The most basic feature we can hope for is a resonance, as we described when we met the Z boson. The second most basic signal of a new particle is a little more subtle, it’s a bump in the transverse mass distribution. I was reminded of this last night because of a new conference proceeding paper on the arXiv last night (1009.2903) presenting the most recent fit to the W boson mass from the CDF and D0 collaborations at the Tevatron.
The result isn’t “earth shattering” by any extent. We’ve known that the W mass is around 80 GeV for quite some time. The combined results with the most recent data is really an update about the precision with which we measure the value because it is so important for determining other Standard Model relations.
Here’s the plot:
It’s not the prettiest looking plot, but let’s see what we can learn before going into any physics. In fact, we won’t go into very much physics in this post. The art of understanding plots can be subtle and is worth a discussion in itself.
- On the x-axis is some quantity called mT. The plot tells us that it is measured in GeV, which is a unit of energy (and hence mass). So somehow the x axis is telling us about the mass of the W.
- On the y-axis is “Events per 0.5 GeV.” This tells us how many events they measured with a given mT value.
- What is the significance of the “per 0.5 GeV” on the y-axis? This means, for example, that they count the number of events between 70 GeV and 70.5 GeV and plot that on the graph. This is called “binning” because it sets how “bins” you divide your data set into. If you have very small bins then you end up with more data points on the x axis, but you have much fewer data points per bin (worse statistics per bin). On the other hand, if you have very large bins you end up with lots of data per bin, but less ability to determine the overall shape of the plot.
- The label for the plot tells us that we are looking at events where a W boson is produced and decays into a muon and a neutrino. This means (I assume?) that the experimentalists have already subtracted off the “background” events that mimic the signature of a muon and a neutrino in the detector. (In general this is a highly non-trivial step.)
- The blue crosses are data: the center of the cross is the measured value and the length of the bars gives the error.
- The values under the plot give us the summary of the statistical fit: it tells us that the W mass is 80.35 GeV and that the χ2/dof is reasonable. This latter value is a measure of how consistent the data is with your theory. Any value near 1 is pretty good, so this is indeed a good fit.
- The red line is the expected simulated data using the statistical fit parameters. We can see visually that the fit is very good. You might wonder why it is necessary to simulate data—can’t the clever theorists just do the calculation and give an explicit plot? In general it is necessary to simulate data because of QCD which leads to effects that are intractable to calculate from first principles, but this is a [very interesting] story for another time.
Now for the relevant question: what exactly are we plotting? In order to answer this, we should start by thinking about the big picture.

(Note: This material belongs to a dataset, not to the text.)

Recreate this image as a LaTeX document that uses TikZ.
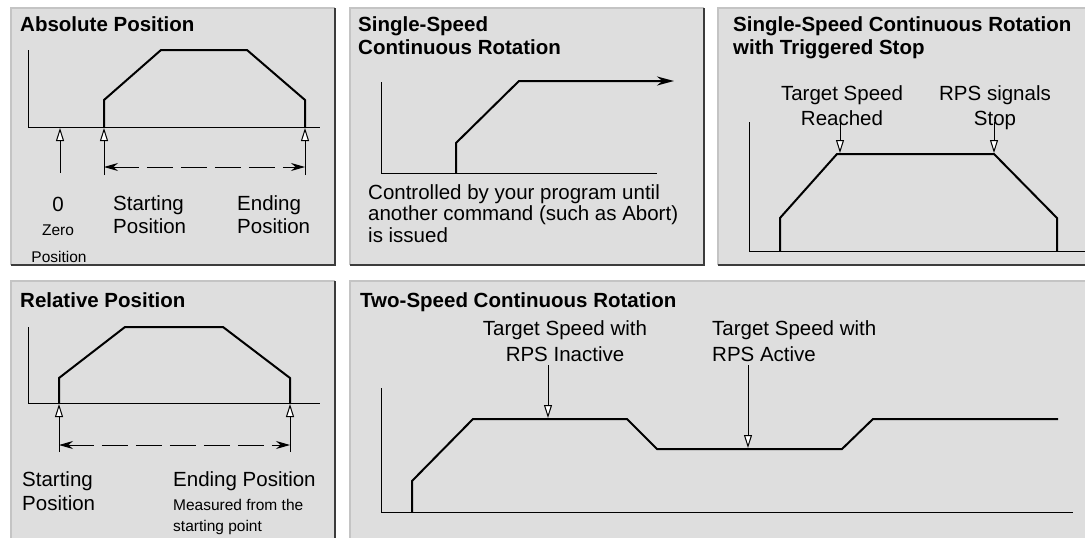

We smash together some particles, somehow produce a W boson, which decays into a muon and a neutrino. We would like to measure the mass of the W boson from the “final states” of the decay. The primary quantities we need to reconstruct the W mass are the energies and momenta of the muon and neutrino. Then we can use energy and momentum conservation to figure out the W‘s rest mass. (There’s some special relativity involved in here which I won’t get into.)

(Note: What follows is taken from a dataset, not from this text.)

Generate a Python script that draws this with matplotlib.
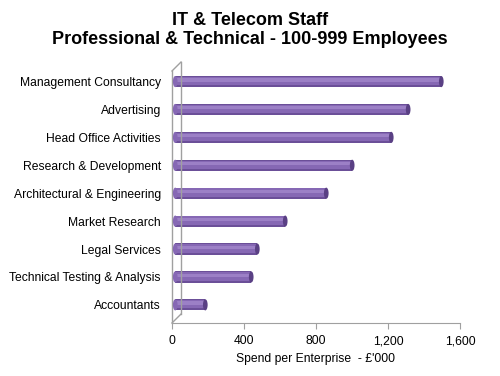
import matplotlib.pyplot as plt
from matplotlib.patches import Ellipse

plt.rcParams['font.family'] = ['Liberation Sans', 'DejaVu Sans']

# Data (bottom to top)
categories = ['Accountants', 'Technical Testing & Analysis', 'Legal Services',
              'Market Research', 'Architectural & Engineering', 'Research & Development',
              'Head Office Activities', 'Advertising', 'Management Consultancy']
spend = [167, 422, 456, 611, 839, 983, 1200, 1294, 1478]
xticks = [0, 400, 800, 1200, 1600]
xticklabels = ['0', '400', '800', '1,200', '1,600']

fig = plt.figure(figsize=(5, 3.76), dpi=100)
ax = fig.add_axes([0.344, 0.141, 0.576, 0.694])

ypos = list(range(len(categories)))
x0 = 18  # bars start slightly right of the front wall
bh = 0.4

# cylinder-ish bars: base plus soft highlight
ax.barh(ypos, spend, height=bh, left=x0, color='#6B4F98', linewidth=0)
ax.barh([y + 0.02 for y in ypos], spend, height=bh * 0.75, left=x0, color='#8668B4', linewidth=0)
ax.barh([y + 0.06 for y in ypos], spend, height=bh * 0.3, left=x0, color='#9C80C6', linewidth=0)
# end caps
for y, v in zip(ypos, spend):
    ax.add_patch(Ellipse((x0 + v, y), 26, bh, facecolor='#5A4084', edgecolor='none', zorder=3))
    ax.add_patch(Ellipse((x0, y), 26, bh, facecolor='#8668B4', edgecolor='none', zorder=3))

ax.set_xlim(0, 1600)
ax.set_ylim(-0.65, 8.7)

# 3D-style walls
dx, dy = 50, 0.32
gray = '#A0A0A0'
ax.plot([dx, dx], [-0.65 + dy, 8.7], color=gray, lw=1, clip_on=False)
ax.plot([0, 0], [-0.65, 8.7 - dy], color=gray, lw=1, clip_on=False)
ax.plot([0, dx], [8.7 - dy, 8.7], color=gray, lw=1, clip_on=False)
ax.plot([0, dx], [-0.65, -0.65 + dy], color=gray, lw=1, clip_on=False)

for s in ['top', 'right', 'left']:
    ax.spines[s].set_visible(False)
ax.spines['bottom'].set_color(gray)

ax.set_yticks(ypos)
ax.set_yticklabels(categories, fontsize=8.7)
ax.tick_params(axis='y', length=0, pad=8)
ax.set_xticks(xticks)
ax.set_xticklabels(xticklabels, fontsize=8.7)
ax.tick_params(axis='x', length=4, color=gray, pad=5)
ax.set_xlabel("Spend per Enterprise  - £'000", fontsize=8.7, labelpad=4)

fig.suptitle('IT & Telecom Staff\nProfessional & Technical - 100-999 Employees',
             fontsize=13, fontweight='bold', y=0.967, linespacing=1.1)

fig.savefig('out.png', dpi=100)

The first point is that we cannot measure the neutrino: it’s so weakly interacting that it just shoots out of our detector without any direct signals… like a ninja. That’s okay! Conservation of energy and momentum tells us that it is sufficient to determine the energy and momentum of the muon. We know that the neutrino momentum has to be ‘equal and opposite’ and from this we can reconstruct its energy (knowing that it has negligible mass).
… except that this too is a little simplified. This would be absolutely true if the W boson were produced at rest, such as at electron-positron colliders like LEP or SLAC. However, at the Tevatron we’re colliding protons and antiprotons…. which means we’re accelerating protons and antiprotons to equal and opposite energies, but the actual stuff that’s colliding are quarks, which each carry an unknown fraction of the proton energy and momentum! Thus the W boson could end up having some nonzero momentum along the axis of the beam and this spoils our ability to use a simple calculation based on energy/momentum conservation to determine the W mass.

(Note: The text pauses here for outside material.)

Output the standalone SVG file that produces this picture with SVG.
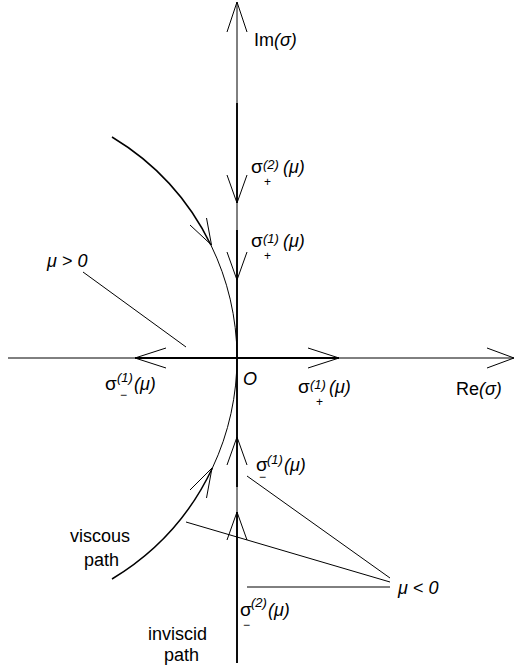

This is where things get slick—but I’ll have to be heuristic because the kinematics involved would be more trouble than they’re worth. The idea is to ignore the momentum along the beam direction: it’s worthless information because we don’t know what the initial momentum in that direction was. We only look at the transverse momenta, which we know should be conserved and was initially zero.
If we use conservation of energy/momentum on only the transverse information, we can extract a “fake” mass. Let us call this the transverse mass, mT. (Technically this is not yet the “transverse mass,” but since we’re not giving rigorous mathematical definitions, it won’t matter.) This fake mass is exactly equal to the real mass when the W has no initial longitudinal momentum. This is a problem: we have no way to know the initial longitudinal momentum for any particular event… we just know that sometimes it is close to zero and other times its not.
The trick, then, is to take a bunch of events. Up to this point, in principle you didn’t need more than one event to determine the W mass as long as you knew that the one event had zero longitudinal momentum. Now that we don’t know this, we can plot a distribution of events. For the events where the longitudinal momentum of the W is zero, we expect that our transverse mass measurements are close to the true W mass. For the events with a non-negligible longitudinal momentum, part of the “energy” of the W goes into the longitudinal direction which we’re ignoring, and thus we end up measuring a transverse mass which is less (never greater!) than the true W mass.
Thus we have a strategy: if we can measure a bunch of events, we can look at the distribution and the largest possible value that we measure should represent those events with the smallest longitudinal momentum, and hence should give the correct W mass.
This is almost right. It turns out that there are a few quantum effects that spoil this. During the production of the W, nature can conspire to pollute even the transverse momentum data: the W might emit a photon that shifts its transverse momentum a little, or the quarks and gluons might produce some hadrons that also give the W some transverse momentum kick. This ends up smearing out the distribution. It turns out that these can be taken into account in a very clever—but essentially mathematical—way, and the result is the plot above. You can see that the distribution is still smeared out a little bit towards the tail, but that there is a sharp-ish edge at the true W boson mass. This is what experimentalists look for to fit their data to get extract the W mass. (For more discussion on the W mass and a CMS perspective, see this post by Tommaso a few months ago.)
I really like this story—there’s a lot of intuition and physics that goes into the actual calculations. It turns out, however, that for the LHC things can get a lot more complicated. Instead of single W bosons, we hope to produce pairs of exotic particles. These can each end up decaying into things that are visible and invisible, just like the muon–neutrino system that the W decays into. However, now that there are two such decays, the kinematics ends up becoming much trickier.
Recently some very clever theorists from Cambridge, Korea, and Florida have made lots of progress on this problem and have developed an industry for so-called “transverse mass” variables. For those interested in the technical details, there’s now an excellent review article (arXiv:1004.2732). [These sorts of analyses will probably not be very important until after the LHC 2012 shutdown when more data can be collected, but they offer a lot of promise for how we can connect models of new physics to data from experiments.]